Sheridan Steele poses for a photo as superintendent of Black Canyon of the Gunnison National Park.
Courtesy of Sheridan Steele
A ‘normal’ park experience
Former Rocky Mountain ranger Adam Auerbach expects visitors this summer to have a relatively “normal” park experience.
But the long-term impacts of the cuts worry him, he said, since parks will need to do the same amount of work with fewer staff members. That means employees will be shifted around to do work they weren’t hired to do, such as cleaning restrooms.
Mikayla Moors, another former Rocky Mountain ranger, added that some parks have already seen this happening.

Mikayla Moors poses for a photo with Longs Peak in the background in Rocky Mountain National Park, Colorado.
Courtesy, Mikayla Moors
“There are scientists in Yosemite National Park having to go clean restrooms instead of doing the critical work they’ve been assigned,” Moors said. “The visitors may have a pretty regular experience, but the employees are definitely going to be pushed to the limit in regards to job duties.”
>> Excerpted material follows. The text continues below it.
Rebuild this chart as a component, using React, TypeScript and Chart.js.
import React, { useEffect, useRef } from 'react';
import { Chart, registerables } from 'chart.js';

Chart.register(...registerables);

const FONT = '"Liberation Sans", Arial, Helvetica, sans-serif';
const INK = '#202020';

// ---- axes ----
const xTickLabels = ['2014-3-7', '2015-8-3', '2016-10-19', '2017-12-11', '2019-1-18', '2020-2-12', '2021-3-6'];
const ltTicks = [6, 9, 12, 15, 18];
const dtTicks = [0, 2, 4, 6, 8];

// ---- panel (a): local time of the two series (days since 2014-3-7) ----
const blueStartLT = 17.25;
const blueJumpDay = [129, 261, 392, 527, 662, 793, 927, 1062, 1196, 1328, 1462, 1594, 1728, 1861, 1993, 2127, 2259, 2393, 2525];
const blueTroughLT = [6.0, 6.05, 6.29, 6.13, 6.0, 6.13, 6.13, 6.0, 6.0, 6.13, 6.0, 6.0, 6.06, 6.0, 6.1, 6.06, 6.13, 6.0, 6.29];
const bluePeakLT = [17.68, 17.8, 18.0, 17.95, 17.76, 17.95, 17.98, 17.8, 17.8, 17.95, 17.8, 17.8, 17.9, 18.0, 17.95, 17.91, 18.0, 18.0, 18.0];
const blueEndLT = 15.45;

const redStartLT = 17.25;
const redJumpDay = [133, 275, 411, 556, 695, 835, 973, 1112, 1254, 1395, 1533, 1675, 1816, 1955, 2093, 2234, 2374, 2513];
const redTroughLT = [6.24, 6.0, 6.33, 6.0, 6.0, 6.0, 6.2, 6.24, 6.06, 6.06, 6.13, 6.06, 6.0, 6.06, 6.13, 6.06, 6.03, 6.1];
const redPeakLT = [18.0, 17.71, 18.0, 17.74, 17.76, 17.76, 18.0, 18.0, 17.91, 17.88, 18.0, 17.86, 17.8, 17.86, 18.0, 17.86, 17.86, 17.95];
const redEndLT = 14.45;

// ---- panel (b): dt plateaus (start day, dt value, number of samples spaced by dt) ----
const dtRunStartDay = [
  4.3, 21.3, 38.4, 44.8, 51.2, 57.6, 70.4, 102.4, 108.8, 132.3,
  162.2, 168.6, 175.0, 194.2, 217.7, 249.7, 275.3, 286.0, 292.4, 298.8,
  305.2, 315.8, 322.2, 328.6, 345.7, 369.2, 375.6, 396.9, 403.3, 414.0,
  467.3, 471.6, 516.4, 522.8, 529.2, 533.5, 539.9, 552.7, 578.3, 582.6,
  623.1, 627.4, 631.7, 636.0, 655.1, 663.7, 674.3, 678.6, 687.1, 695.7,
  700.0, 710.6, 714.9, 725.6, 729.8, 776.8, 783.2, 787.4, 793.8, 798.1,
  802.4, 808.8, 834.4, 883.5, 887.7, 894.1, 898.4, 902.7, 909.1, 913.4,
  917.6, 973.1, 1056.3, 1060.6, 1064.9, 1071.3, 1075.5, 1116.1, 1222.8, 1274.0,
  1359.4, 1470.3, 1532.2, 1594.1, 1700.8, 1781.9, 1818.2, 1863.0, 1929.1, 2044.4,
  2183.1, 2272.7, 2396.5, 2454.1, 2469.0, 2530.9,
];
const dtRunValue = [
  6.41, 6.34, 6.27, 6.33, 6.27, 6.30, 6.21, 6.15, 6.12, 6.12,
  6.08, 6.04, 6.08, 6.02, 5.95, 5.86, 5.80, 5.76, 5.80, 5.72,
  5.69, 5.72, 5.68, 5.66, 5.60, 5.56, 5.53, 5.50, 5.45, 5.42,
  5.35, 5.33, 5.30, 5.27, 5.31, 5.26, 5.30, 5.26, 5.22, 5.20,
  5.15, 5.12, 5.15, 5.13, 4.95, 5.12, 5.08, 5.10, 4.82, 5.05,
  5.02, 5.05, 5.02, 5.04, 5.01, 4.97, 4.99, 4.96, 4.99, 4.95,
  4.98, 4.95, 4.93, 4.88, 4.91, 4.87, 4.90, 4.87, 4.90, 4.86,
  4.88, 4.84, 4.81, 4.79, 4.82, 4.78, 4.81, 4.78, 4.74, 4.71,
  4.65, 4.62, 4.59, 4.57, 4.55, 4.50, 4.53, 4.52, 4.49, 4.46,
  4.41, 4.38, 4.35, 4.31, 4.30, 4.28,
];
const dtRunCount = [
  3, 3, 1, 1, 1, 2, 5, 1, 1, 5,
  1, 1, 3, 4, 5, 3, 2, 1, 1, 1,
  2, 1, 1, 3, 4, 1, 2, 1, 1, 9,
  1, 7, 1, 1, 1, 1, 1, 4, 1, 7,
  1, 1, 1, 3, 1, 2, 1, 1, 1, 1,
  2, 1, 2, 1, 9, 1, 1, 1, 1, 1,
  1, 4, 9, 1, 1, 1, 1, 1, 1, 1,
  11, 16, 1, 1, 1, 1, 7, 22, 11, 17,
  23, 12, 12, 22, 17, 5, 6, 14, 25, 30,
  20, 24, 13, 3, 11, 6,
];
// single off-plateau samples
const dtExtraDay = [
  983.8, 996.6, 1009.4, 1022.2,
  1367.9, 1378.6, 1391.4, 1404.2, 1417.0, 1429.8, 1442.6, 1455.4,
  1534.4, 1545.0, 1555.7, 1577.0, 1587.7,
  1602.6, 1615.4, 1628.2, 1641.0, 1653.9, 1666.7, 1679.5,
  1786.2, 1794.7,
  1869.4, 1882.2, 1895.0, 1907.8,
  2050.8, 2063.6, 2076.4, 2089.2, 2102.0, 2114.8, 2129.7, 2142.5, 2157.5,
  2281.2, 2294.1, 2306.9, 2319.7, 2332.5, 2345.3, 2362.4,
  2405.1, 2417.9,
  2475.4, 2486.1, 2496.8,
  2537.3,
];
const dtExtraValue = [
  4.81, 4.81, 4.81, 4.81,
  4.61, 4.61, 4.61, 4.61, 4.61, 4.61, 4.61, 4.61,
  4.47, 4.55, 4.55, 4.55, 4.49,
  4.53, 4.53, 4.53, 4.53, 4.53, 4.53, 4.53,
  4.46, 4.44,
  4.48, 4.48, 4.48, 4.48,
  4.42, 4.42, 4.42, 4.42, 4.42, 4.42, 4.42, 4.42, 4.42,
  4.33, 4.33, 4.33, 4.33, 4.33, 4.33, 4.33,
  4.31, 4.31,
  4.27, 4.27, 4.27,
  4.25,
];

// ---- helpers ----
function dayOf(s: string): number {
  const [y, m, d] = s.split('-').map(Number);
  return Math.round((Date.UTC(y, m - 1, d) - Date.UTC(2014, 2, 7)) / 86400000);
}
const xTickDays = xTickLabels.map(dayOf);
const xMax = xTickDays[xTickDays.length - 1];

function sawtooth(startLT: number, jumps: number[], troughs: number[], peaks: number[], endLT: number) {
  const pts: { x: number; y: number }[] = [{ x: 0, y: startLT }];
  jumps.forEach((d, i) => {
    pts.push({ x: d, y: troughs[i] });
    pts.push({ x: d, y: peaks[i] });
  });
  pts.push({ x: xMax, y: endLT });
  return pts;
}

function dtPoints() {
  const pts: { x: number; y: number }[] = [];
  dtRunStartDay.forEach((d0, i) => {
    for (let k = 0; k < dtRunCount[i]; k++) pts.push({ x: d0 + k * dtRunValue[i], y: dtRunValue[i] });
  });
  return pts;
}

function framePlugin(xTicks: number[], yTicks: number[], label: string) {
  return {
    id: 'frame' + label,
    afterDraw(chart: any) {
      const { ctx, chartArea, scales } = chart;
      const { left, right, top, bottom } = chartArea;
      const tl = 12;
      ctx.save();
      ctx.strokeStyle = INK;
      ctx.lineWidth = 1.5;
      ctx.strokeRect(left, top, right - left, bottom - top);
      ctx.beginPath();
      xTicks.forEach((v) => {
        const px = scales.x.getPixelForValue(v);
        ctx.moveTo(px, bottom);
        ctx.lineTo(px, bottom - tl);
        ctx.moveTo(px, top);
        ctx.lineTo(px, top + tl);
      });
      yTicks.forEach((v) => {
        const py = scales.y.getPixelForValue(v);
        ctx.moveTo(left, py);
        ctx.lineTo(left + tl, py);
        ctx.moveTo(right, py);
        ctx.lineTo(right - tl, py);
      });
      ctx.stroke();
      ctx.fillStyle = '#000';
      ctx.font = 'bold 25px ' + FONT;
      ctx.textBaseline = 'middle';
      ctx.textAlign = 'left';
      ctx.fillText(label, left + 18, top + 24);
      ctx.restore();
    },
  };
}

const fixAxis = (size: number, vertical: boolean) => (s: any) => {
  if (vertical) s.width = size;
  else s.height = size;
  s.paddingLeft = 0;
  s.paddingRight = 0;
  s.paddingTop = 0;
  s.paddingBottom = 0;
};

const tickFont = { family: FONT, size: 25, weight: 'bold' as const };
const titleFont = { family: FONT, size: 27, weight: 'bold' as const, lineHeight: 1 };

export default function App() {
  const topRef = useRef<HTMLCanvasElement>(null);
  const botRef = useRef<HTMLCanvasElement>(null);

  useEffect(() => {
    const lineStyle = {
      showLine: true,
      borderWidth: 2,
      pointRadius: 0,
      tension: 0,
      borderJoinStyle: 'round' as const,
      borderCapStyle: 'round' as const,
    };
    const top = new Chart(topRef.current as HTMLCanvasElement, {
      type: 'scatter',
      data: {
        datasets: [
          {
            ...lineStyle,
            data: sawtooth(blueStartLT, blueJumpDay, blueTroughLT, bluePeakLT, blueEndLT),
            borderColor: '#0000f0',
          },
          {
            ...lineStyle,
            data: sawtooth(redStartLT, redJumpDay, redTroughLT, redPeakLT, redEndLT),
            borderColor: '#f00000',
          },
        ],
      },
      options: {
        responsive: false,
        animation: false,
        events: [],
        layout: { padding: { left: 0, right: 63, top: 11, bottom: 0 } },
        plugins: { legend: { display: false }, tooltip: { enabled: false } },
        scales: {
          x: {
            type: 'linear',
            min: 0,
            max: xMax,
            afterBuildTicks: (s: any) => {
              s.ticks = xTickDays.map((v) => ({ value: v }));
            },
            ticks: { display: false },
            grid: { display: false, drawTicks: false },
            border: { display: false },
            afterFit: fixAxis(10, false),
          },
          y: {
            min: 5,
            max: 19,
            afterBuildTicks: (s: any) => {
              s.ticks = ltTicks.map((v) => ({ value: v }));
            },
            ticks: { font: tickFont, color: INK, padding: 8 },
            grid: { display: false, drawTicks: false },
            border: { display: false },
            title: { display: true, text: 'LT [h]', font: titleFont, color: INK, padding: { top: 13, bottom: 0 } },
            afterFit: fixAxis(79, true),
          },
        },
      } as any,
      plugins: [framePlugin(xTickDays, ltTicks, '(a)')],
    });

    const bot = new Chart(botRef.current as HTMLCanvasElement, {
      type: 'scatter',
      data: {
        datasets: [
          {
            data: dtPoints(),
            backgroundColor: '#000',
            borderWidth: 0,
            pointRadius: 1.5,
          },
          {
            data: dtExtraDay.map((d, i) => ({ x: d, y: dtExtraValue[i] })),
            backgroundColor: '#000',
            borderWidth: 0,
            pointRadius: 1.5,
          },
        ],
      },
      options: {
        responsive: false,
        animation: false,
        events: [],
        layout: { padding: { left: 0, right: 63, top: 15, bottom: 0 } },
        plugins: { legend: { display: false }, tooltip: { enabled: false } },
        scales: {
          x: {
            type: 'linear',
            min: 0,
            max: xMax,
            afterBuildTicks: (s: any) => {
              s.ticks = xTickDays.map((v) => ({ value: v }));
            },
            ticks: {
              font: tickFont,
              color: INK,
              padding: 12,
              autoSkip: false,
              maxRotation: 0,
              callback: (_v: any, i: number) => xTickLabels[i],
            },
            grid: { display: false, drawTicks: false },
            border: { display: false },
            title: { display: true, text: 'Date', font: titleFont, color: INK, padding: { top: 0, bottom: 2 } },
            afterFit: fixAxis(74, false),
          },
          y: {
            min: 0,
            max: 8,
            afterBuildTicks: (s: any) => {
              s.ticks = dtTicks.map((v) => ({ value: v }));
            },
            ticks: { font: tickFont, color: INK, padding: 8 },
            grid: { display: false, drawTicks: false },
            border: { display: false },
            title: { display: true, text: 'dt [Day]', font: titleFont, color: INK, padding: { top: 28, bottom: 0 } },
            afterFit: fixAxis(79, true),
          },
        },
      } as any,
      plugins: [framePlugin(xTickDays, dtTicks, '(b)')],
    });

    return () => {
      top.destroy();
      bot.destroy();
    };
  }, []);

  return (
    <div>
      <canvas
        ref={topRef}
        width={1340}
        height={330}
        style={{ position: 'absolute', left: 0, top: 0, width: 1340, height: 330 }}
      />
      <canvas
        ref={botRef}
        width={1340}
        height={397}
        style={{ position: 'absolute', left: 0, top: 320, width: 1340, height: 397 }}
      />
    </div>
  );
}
She added that smaller parks, like Florissant Fossil Beds, have had to change visitor center hours to accommodate for the staff cuts.
With talk of recession aplenty, Chick, who owns The Christmas Shoppe, said if it happens, it would likely help, not hurt his business, as people tend to drive more and fly less when the economy contracts.
The main impact of the Trump administration so far on Chick’s business has been tariffs, he said, since some of the items in his store come from China.
He’s not worried about the national park, he said.
“I hate to see anybody ever lose their job, but I think they’ll be just fine with it,” he said. “There are a lot of retired folks here, so there are a lot of volunteers. They’ll be just fine.”